Она вернулась домой под утро, когда Пермь только начинала просыпаться. Сергей спал. Его лицо во сне было безмятежным и чужим. Полина тихо прошла в комнату и достала его большую дорожную сумку. Ту самую, с которой он ездил в свои «командировки».

Она не стала швырять вещи. Она аккуратно складывала его рубашки, свитера, джинсы. Открыла шкаф, достала его вторую пару ботинок, несессер с бритвенными принадлежностями. Она делала это без ненависти, с отстраненной методичностью хирурга, удаляющего чужеродное тело. Она не плакала. Она чувствовала облегчение. Воздуха в квартире становилось больше с каждой сложенной вещью.

Когда сумка была собрана, она поставила ее у двери. Затем взяла листок бумаги и ручку. Написала всего три слова: «Я все знаю. Уходи». Положила записку на кухонный стол, рядом с его ключами.

Взяла свое вязание – смотанный в аккуратный клубок серый мохер и новые спицы. Налила себе чаю. Села в кресло у окна. На улице светало. Дворники скребли асфальт. Город просыпался. Кофейня напротив была еще темной.
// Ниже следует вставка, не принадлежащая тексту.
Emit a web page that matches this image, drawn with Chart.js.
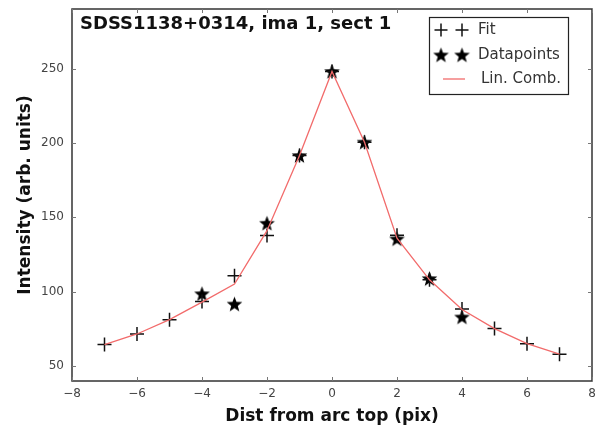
<!DOCTYPE html>
<html>
<head>
<meta charset="utf-8">
<script src="https://cdn.jsdelivr.net/npm/chart.js@4"></script>
<style>
  html, body { margin: 0; padding: 0; background: #fff; }
  #wrap { width: 603px; height: 427px; }
</style>
</head>
<body>
<div id="wrap"><canvas id="chart" width="603" height="427"></canvas></div>
<script>
// values
const title = 'SDSS1138+0314, ima 1, sect 1';
const fitX = [-7, -6, -5, -4, -3, -2, -1, 0, 1, 2, 3, 4, 5, 6, 7];
const fitValues = [64.5, 71.6, 81.2, 93.5, 110.7, 137.8, 191.5, 248, 200.5, 138, 108, 88.4, 75.2, 65.1, 58];
const dataX = [-4, -3, -2, -1, 0, 1, 2, 3, 4];
const dataValues = [98.6, 91.7, 146, 191.5, 248, 200.5, 135.5, 108.8, 83];
const combValues = [64.5, 71.6, 81.2, 93, 105.2, 141, 191.5, 248, 200.5, 136, 108, 88, 75.2, 65.1, 58];
const xTicks = [-8, -6, -4, -2, 0, 2, 4, 6, 8];
const yTicks = [50, 100, 150, 200, 250];
const legendLabels = ['Fit', 'Datapoints', 'Lin. Comb.'];

const lineColor = '#f26b6b';
const font = 'DejaVu Sans';

function pts(xs, ys) {
    return xs.map((x, i) => ({x: x, y: ys[i]}));
}

// filled five point star used as marker
function makeStar(size) {
    const c = document.createElement('canvas');
    c.width = size; c.height = size;
    const g = c.getContext('2d');
    const cx = size / 2, cy = size / 2 + 0.6;
    const ro = size / 2 - 0.3, ri = ro * 0.42;
    g.beginPath();
    for (let i = 0; i < 10; i++) {
        const r = i % 2 ? ri : ro;
        const a = -Math.PI / 2 + i * Math.PI / 5;
        const px = cx + r * Math.cos(a), py = cy + r * Math.sin(a);
        if (i === 0) g.moveTo(px, py); else g.lineTo(px, py);
    }
    g.closePath();
    g.fillStyle = '#000';
    g.fill();
    return c;
}
const star = makeStar(17);

function drawPlus(ctx, x, y, r) {
    ctx.beginPath();
    ctx.moveTo(x - r, y); ctx.lineTo(x + r, y);
    ctx.moveTo(x, y - r); ctx.lineTo(x, y + r);
    ctx.stroke();
}

const framePlugin = {
    id: 'frame',
    afterDraw(chart) {
        const ctx = chart.ctx;
        const a = chart.chartArea;
        const xs = chart.scales.x, ys = chart.scales.y;
        ctx.save();
        ctx.strokeStyle = '#333';
        ctx.lineWidth = 1.5;
        ctx.strokeRect(a.left, a.top, a.right - a.left, a.bottom - a.top);
        ctx.lineWidth = 1;
        ctx.strokeStyle = '#777';
        const t = 4;
        xTicks.forEach(v => {
            const px = Math.round(xs.getPixelForValue(v)) + 0.5;
            ctx.beginPath();
            ctx.moveTo(px, a.bottom); ctx.lineTo(px, a.bottom - t);
            ctx.moveTo(px, a.top); ctx.lineTo(px, a.top + t);
            ctx.stroke();
        });
        yTicks.forEach(v => {
            const py = Math.round(ys.getPixelForValue(v)) + 0.5;
            ctx.beginPath();
            ctx.moveTo(a.left, py); ctx.lineTo(a.left + t, py);
            ctx.moveTo(a.right, py); ctx.lineTo(a.right - t, py);
            ctx.stroke();
        });

        // title inside the axes
        ctx.fillStyle = '#111';
        ctx.font = 'bold 18px "' + font + '"';
        ctx.textBaseline = 'middle';
        ctx.textAlign = 'left';
        ctx.fillText(title, a.left + 8, 24);

        // legend box, upper right
        const bx = 429, by = 17, bw = 139, bh = 77;
        ctx.fillStyle = '#fff';
        ctx.fillRect(bx, by, bw, bh);
        ctx.strokeStyle = '#222';
        ctx.lineWidth = 1.2;
        ctx.strokeRect(bx + 0.5, by + 0.5, bw, bh);
        ctx.font = '15px "' + font + '"';
        ctx.fillStyle = '#333';
        const rows = [by + 13, by + 38, by + 62];
        ctx.strokeStyle = '#111';
        ctx.lineWidth = 1.5;
        drawPlus(ctx, 441, rows[0], 6.5);
        drawPlus(ctx, 462, rows[0], 6.5);
        ctx.drawImage(star, 441 - 8.5, rows[1] - 8.5);
        ctx.drawImage(star, 462 - 8.5, rows[1] - 8.5);
        ctx.strokeStyle = lineColor;
        ctx.lineWidth = 1.3;
        ctx.beginPath();
        ctx.moveTo(443, rows[2]); ctx.lineTo(465, rows[2]);
        ctx.stroke();
        ctx.fillText(legendLabels[0], 478, rows[0]);
        ctx.fillText(legendLabels[1], 478, rows[1]);
        ctx.fillText(legendLabels[2], 481, rows[2]);
        ctx.restore();
    }
};

const ctx = document.getElementById('chart').getContext('2d');
new Chart(ctx, {
    type: 'scatter',
    data: {
        datasets: [
            {
                label: legendLabels[2],
                type: 'line',
                data: pts(fitX, combValues),
                borderColor: lineColor,
                borderWidth: 1.3,
                pointRadius: 0,
                fill: false,
                tension: 0,
                order: 0
            },
            {
                label: legendLabels[0],
                data: pts(fitX, fitValues),
                pointStyle: 'cross',
                pointRadius: 7,
                borderColor: '#111',
                borderWidth: 1.5,
                order: 1
            },
            {
                label: legendLabels[1],
                data: pts(dataX, dataValues),
                pointStyle: star,
                pointRadius: 8,
                order: 2
            }
        ]
    },
    options: {
        responsive: false,
        animation: false,
        events: [],
        layout: {autoPadding: false, padding: {top: 9, right: 11, left: 0, bottom: 0}},
        plugins: {
            legend: {display: false},
            tooltip: {enabled: false}
        },
        scales: {
            x: {
                type: 'linear',
                min: -8,
                max: 8,
                afterBuildTicks: s => { s.ticks = xTicks.map(v => ({value: v})); },
                afterFit: s => { s.height = 46; s.paddingLeft = 0; s.paddingRight = 0; },
                grid: {drawOnChartArea: false, drawTicks: false},
                border: {display: false},
                ticks: {
                    padding: 6,
                    color: '#444',
                    font: {family: font, size: 12},
                    callback: v => String(v).replace('-', '\u2212')
                },
                title: {
                    display: true,
                    text: 'Dist from arc top (pix)',
                    color: '#111',
                    font: {family: font, size: 17, weight: 'bold'},
                    padding: {top: 2, bottom: 0}
                }
            },
            y: {
                type: 'linear',
                min: 40,
                max: 290,
                afterBuildTicks: s => { s.ticks = yTicks.map(v => ({value: v})); },
                afterFit: s => { s.width = 72; s.paddingTop = 0; s.paddingBottom = 0; },
                grid: {drawOnChartArea: false, drawTicks: false},
                border: {display: false},
                ticks: {
                    padding: 8,
                    color: '#444',
                    font: {family: font, size: 12}
                },
                title: {
                    display: true,
                    text: 'Intensity (arb. units)',
                    color: '#111',
                    font: {family: font, size: 17, weight: 'bold'},
                    padding: {top: 15, bottom: 4}
                }
            }
        }
    },
    plugins: [framePlugin]
});
</script>
</body>
</html>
Полина сделала первую петлю.

Когда Сергей проснулся и нашел сумку, скандала не было. Он увидел ее спокойное лицо, записку, и все понял. Он пытался что-то говорить про «бес попутал», «это ничего не значит», «Полинушка, ну прости». Но его слова отскакивали от ее молчания, как горох от стены. В ее глазах не было ни боли, ни любви, ни ненависти. Там была пустота. Пустое место, которое он когда-то занимал.
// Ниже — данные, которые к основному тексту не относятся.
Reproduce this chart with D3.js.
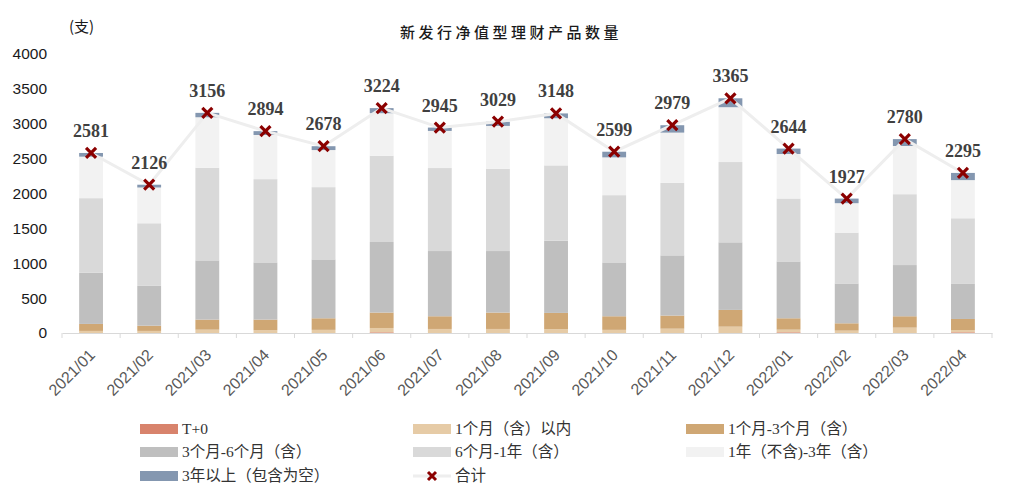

– Твои вещи собраны, – сказала она, не отрываясь от вязания. Клик-клак, клик-клак. Ровный, спокойный ритм. – Ключи оставь на тумбочке.

Он помялся, понял, что стена непробиваема, и ушел. Дверь за ним закрылась с тихим щелчком.

Полина остановила спицы. Прислушалась. Тишина. Не та, звенящая от напряжения, а другая. Благословенная, полная покоя тишина. Ветер за окном стих. Осеннее солнце пробилось сквозь облака и осветило комнату. Пылинки заплясали в солнечном луче.

Она встала, подошла к окну. В кофейне зажегся свет – ее открывали. Но Полине было все равно. Она смотрела на свой город, на просыпающиеся дома, на спешащих по делам людей.

Телефон завибрировал. Сообщение от Инны: «Прости меня. Я была неправа. Ты как?»

Полина улыбнулась. Впервые за долгое время – по-настоящему. Она напечатала ответ: «Я в порядке. Заходи вечером на чай. Я испеку посикунчики».

Она отложила телефон и снова взяла в руки спицы. Из-под них ровными, аккуратными рядами появлялось новое полотно. Теплое, серое, как пермское небо, но надежное. Она не знала, что будет дальше. Но она знала, что основа теперь правильная. И никакой крем для маскировки ей больше не понадобится. Она сама была и кондитер, и торт, и самый главный свой заказчик. И этот торт она сделает идеальным.